When resigning from a company, an individual has options. The first option is to take the benefit as a cash lump sum. The second option is to transfer the funds accumulated in their pension fund, into a preservation fund and the third option would be a combination of the two, to withdraw a portion of your capital as a lump sum, while transferring the remaining balance to a preservation fund.
This choice is particularly relevant for individuals in urgent need of immediate access to funds for emergency situations. If you opt for the lump-sum payment as a cash benefit, you will be subject to taxation based on the withdrawal tax tables (refer to the tables below). Please note that since you have already withdrawn from a retirement fund, the R27 500 tax exemption does not apply.
A preservation fund is a type of investment vehicle designed to help individuals preserve and protect their retirement savings when they resign from their jobs. Once the funds have been transferred to a preservation fund, the normal retirement rules apply. This means when you retire you have the option to take one-third as a cash-lump sum and invest two-thirds into a compulsory life or living annuity.
If you have withdrawn from any retirement fund (pension, provident or retirement annuity) prior to or after retirement, it will reduce the tax-free portion available to you. It is important to note that the R550 000 tax-free portion is a cumulative total for your lifetime.
This means if you have multiple retirement funds and you retire from one of them, taking your full tax-free portion, the next time you retire from another fund, you will be taxed on the full cash lump sum benefit.
Furthermore, when invested in a preservation fund, you are entitled to a once-off full or partial withdrawal prior to retirement after which you will not be able to withdraw until you reach retirement age (55 years). This withdrawal will get taxed according to the withdrawal tax tables (see below).
This alternative is appropriate for investors who desire to maintain their retirement funds while requiring access to a portion of their capital for emergencies.

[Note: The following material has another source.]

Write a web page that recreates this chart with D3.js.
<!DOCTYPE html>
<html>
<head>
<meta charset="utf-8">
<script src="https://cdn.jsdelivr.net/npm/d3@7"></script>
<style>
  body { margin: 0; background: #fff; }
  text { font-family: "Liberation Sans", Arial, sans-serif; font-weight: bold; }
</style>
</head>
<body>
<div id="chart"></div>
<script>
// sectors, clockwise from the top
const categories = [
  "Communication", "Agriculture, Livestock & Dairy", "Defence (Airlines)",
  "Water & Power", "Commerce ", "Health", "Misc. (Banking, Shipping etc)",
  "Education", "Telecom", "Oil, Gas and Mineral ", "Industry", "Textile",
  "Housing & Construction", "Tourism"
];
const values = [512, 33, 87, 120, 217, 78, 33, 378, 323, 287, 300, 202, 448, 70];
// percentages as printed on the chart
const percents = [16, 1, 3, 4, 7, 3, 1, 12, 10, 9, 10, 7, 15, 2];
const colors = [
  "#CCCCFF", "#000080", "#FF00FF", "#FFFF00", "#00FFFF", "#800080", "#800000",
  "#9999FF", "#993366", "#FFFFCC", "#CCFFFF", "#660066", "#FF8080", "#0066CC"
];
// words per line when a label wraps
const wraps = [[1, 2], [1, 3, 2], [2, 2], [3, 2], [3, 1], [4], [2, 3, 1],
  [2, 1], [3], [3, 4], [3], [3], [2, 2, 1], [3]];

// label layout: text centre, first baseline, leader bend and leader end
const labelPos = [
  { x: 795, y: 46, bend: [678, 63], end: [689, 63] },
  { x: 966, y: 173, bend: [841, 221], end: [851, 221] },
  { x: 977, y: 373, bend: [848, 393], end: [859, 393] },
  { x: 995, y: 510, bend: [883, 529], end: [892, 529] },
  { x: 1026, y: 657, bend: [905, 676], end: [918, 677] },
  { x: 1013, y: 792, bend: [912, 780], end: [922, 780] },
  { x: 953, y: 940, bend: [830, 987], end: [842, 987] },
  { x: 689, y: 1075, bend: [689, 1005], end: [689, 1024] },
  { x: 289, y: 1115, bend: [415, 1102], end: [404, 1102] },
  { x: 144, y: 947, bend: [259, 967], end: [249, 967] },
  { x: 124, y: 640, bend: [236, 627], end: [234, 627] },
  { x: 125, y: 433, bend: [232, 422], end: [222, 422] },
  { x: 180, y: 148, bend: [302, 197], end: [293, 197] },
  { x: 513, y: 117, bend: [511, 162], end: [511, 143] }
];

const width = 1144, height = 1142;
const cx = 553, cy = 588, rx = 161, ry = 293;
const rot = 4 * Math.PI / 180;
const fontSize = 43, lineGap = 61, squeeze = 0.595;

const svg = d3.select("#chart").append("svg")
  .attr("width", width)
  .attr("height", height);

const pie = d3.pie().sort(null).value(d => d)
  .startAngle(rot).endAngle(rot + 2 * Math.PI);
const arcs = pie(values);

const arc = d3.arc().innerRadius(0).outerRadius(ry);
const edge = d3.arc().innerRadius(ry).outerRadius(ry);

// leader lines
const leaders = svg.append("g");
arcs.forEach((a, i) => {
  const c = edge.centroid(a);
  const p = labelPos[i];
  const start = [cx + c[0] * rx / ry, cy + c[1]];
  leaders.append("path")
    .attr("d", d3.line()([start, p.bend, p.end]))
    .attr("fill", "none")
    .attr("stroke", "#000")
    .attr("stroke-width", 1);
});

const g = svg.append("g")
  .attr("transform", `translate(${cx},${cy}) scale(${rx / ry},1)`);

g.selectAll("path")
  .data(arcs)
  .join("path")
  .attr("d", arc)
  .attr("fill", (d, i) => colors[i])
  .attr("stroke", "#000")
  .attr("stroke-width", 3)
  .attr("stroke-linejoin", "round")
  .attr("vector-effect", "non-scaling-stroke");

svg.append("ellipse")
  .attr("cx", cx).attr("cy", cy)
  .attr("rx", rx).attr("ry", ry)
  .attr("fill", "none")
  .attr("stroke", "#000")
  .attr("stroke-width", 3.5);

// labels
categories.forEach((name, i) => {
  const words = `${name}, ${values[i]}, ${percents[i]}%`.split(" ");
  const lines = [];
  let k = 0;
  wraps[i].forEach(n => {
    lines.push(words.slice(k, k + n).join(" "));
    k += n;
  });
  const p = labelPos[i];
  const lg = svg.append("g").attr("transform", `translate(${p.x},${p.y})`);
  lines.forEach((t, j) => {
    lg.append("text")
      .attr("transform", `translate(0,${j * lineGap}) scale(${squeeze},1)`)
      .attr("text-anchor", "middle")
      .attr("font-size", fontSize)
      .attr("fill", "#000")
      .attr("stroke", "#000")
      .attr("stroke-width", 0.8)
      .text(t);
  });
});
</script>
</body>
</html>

One possibility is to withdraw a portion of your capital as a lump sum while transferring the remaining balance to a preservation fund. Nevertheless, it’s important to note that this approach is more costly since it entails being taxed twice.
Rules at retirement
Any contributions made before 1 March 2021, are called the ‘vested’ portion of your provident fund and will not be subject to the two-thirds annuitisation rule. Upon reaching retirement, current members of the provident fund will have the option to receive the entire accumulated value of the vested portion of their investment in a single payment, just as they were initially allowed to do.
If it is a pension fund then there is no vested portion, meaning all contributions will be subject to the two-thirds annuitisation rule, where you have the option to take one-third as a cash-lump sum and invest two-thirds into a compulsory life or living annuity.
While it may be tempting to withdraw funds from your retirement account when switching jobs, the situation changes if the money is required for emergency purposes. It is always advisable to save for retirement, aiming for a comfortable lifestyle during your post-employment years.
If you have not yet retired, we recommend preserving your funds to allow them to continue growing.